When Naxos released its first Jonathan Leshnoff CD with his Violin Concerto and First String Quartet (8.559398), I was stuck by this young composer’s vivid imagination and sophisticated ear for sonorities, as well as the soaring lyricism and passion of his music. As I said then, “These works have immediate appeal, but the attraction strengthens with further acquaintance because the music has an underlying introspective character of real depth.”

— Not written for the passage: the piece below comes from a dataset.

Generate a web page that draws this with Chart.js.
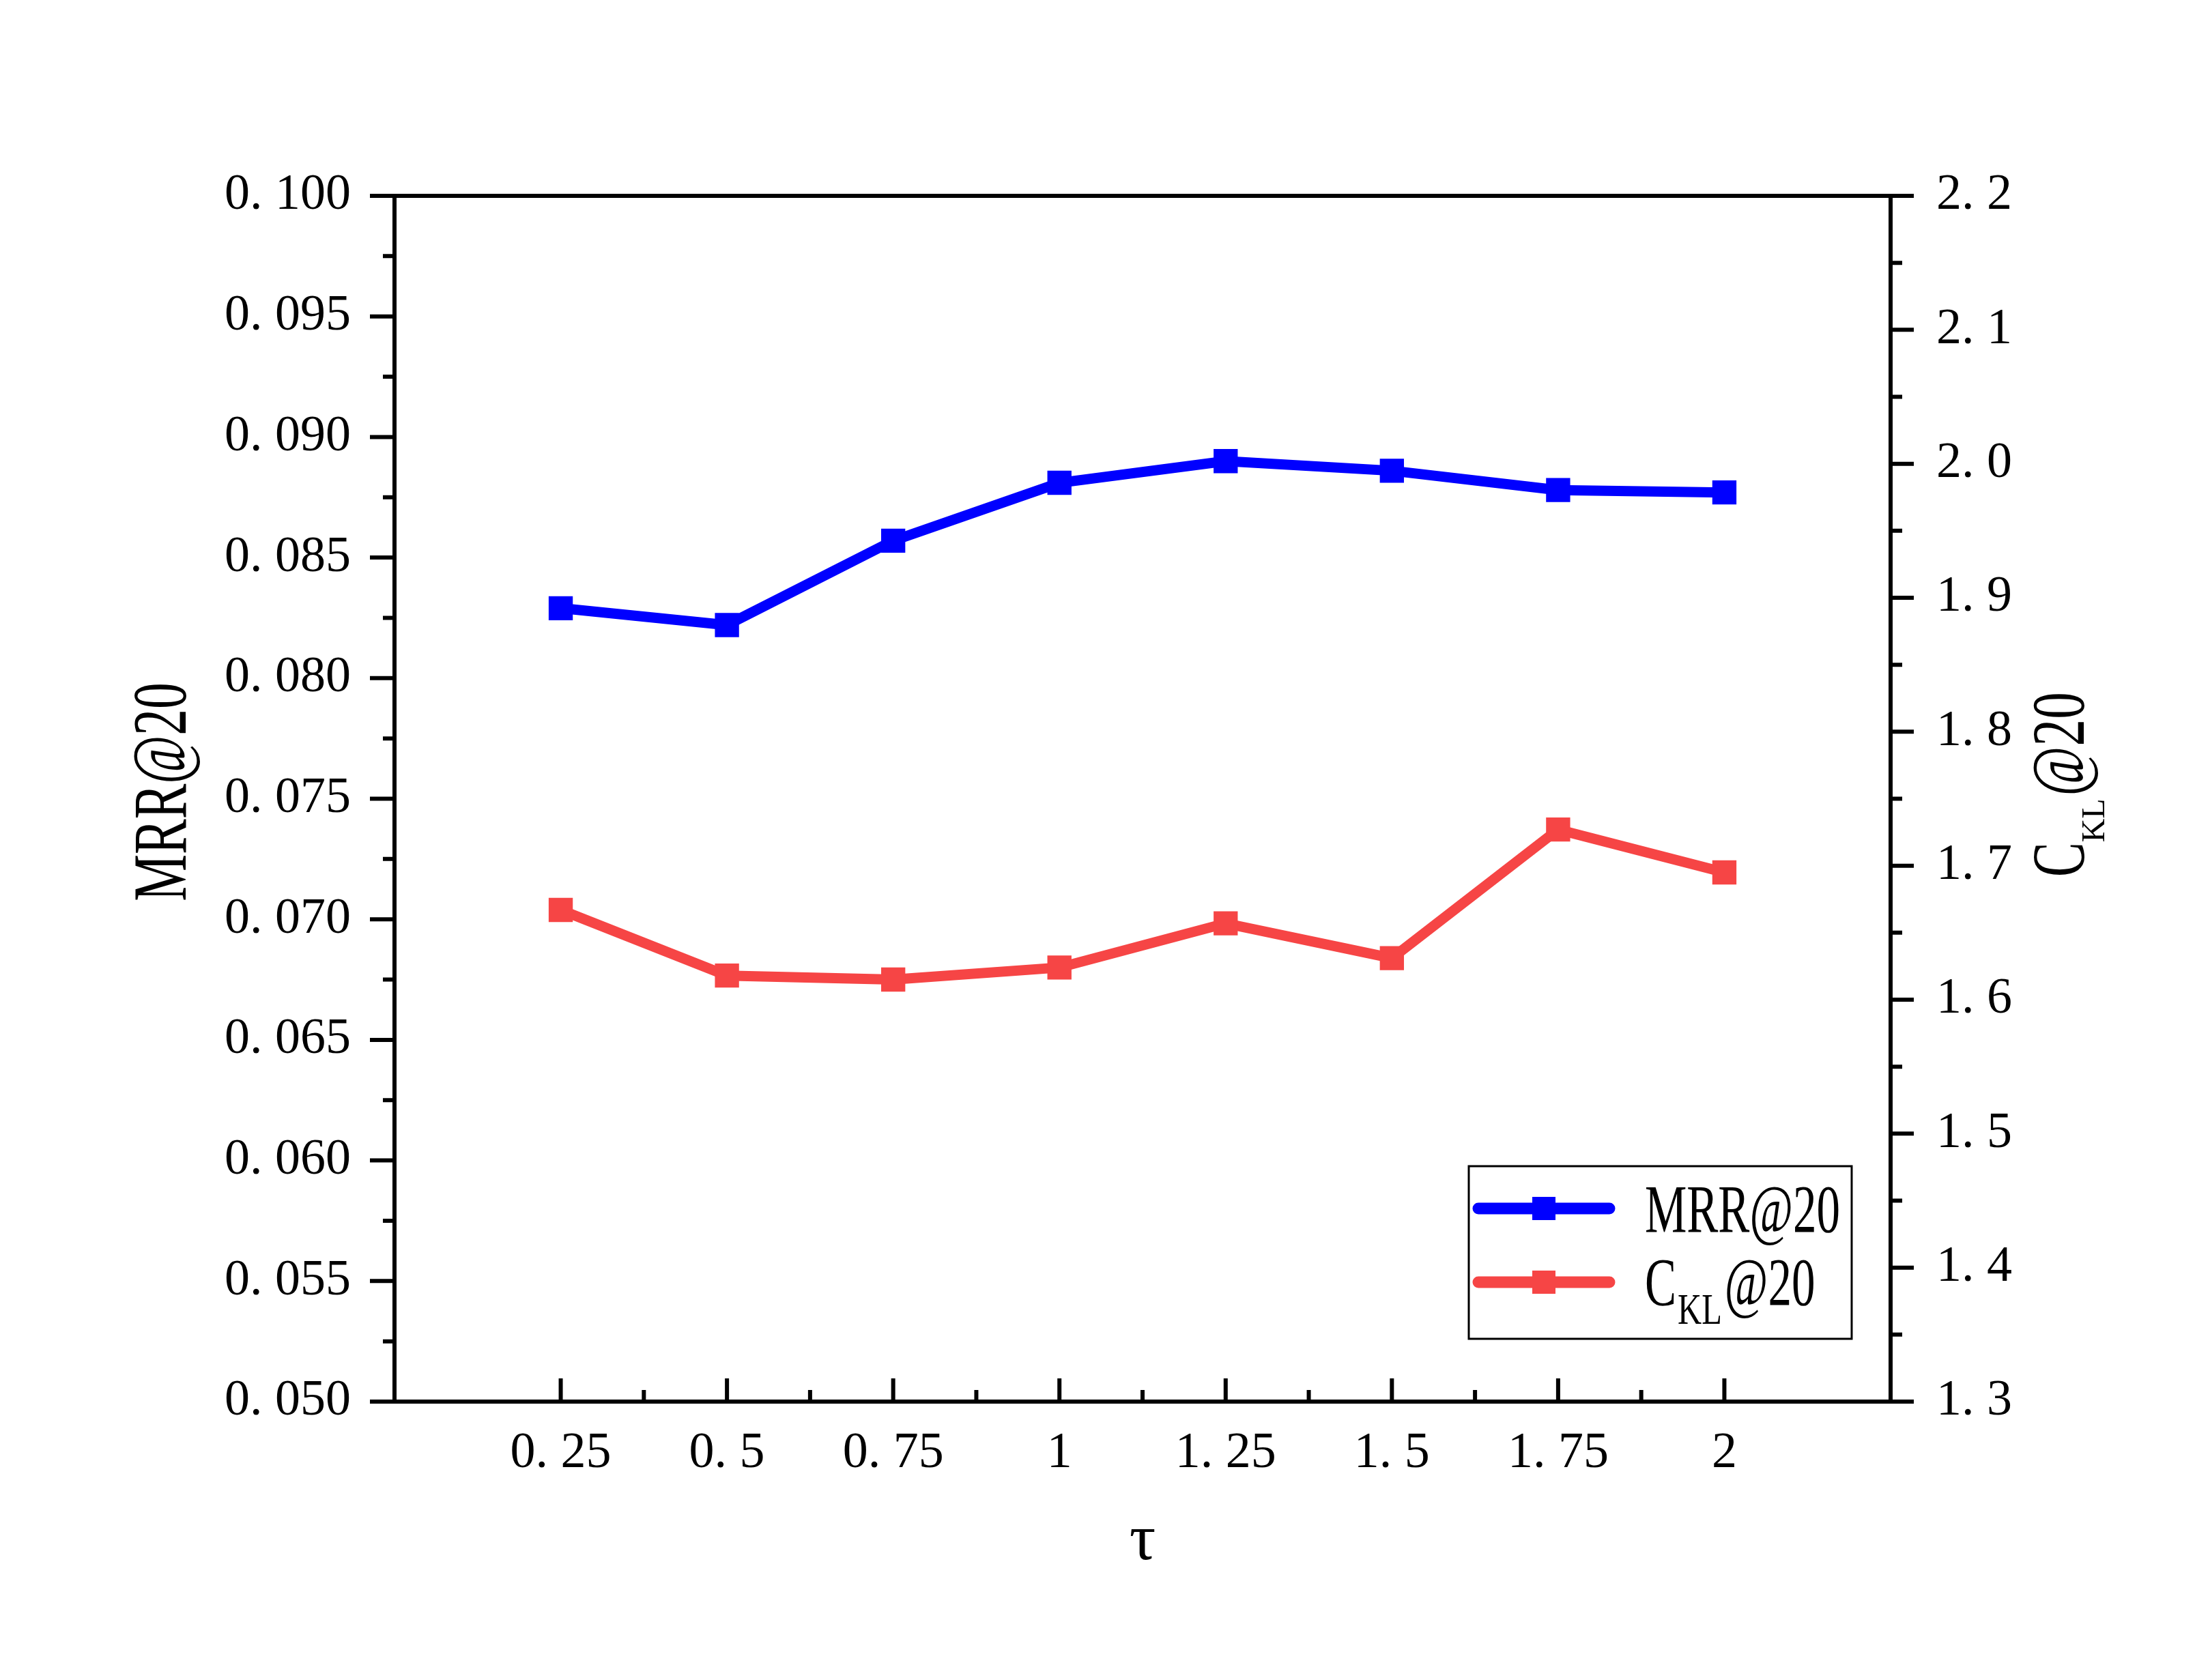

Leshnoff’s works especially feature the yearning, nostalgia, and striving in American music, exquisitely expressed with gorgeous melodic lines. In his new CD (8.559670), he intertwines two such lines in the Double Concerto for Violin, Viola, and Orchestra. The viola and violin partner and play off of each other in this shimmering, radiant music. I have remarked before on the laudable influence of Steve Albert’s works on Leshnoff (which Leshnoff was delighted to discuss with me), and I detect it here, along with an almost Bernard Herrmann-like emotional undertow. It is the undertow effect that adds such poignancy to the upward striving of the soloists. Like his superb Violin Concerto, the Double Concerto should become a repertory item.
It is joined by Symphony No. 1, “Forgotten Chants and Refrains,” which enticingly explores the past using some quotes from a 17th-century Jewish composer, Salomon Rossi, excerpts from a Guillaume DuFay Mass, and Gregorian chant. As you might imagine from these sources, the symphony at times has a liturgical feel to it. It also has what sounds like a variation from the Requiem theme. In all, it is a reflective, though at times lively piece. The themes the trombones play may be from Gregorian chant, but they sound like something out of the exotic world of Alan Hovhaness. The IRIS Orchestra, under Michael Stern, is outstanding, as it was in Leshnoff’s first release. Soloists Charles Wetherbee (violin) and Roberto Díaz (viola) play sublimely.
What do all these American works have in common? They all have great melodies. They all want to communicate with you through their music. I know you have had a rough time — so have I, especially since I did not go into the bunker during the full-frontal assault. But I am out here to give the “all clear” signal. Open your ears and give these American Classics the chance they deserve.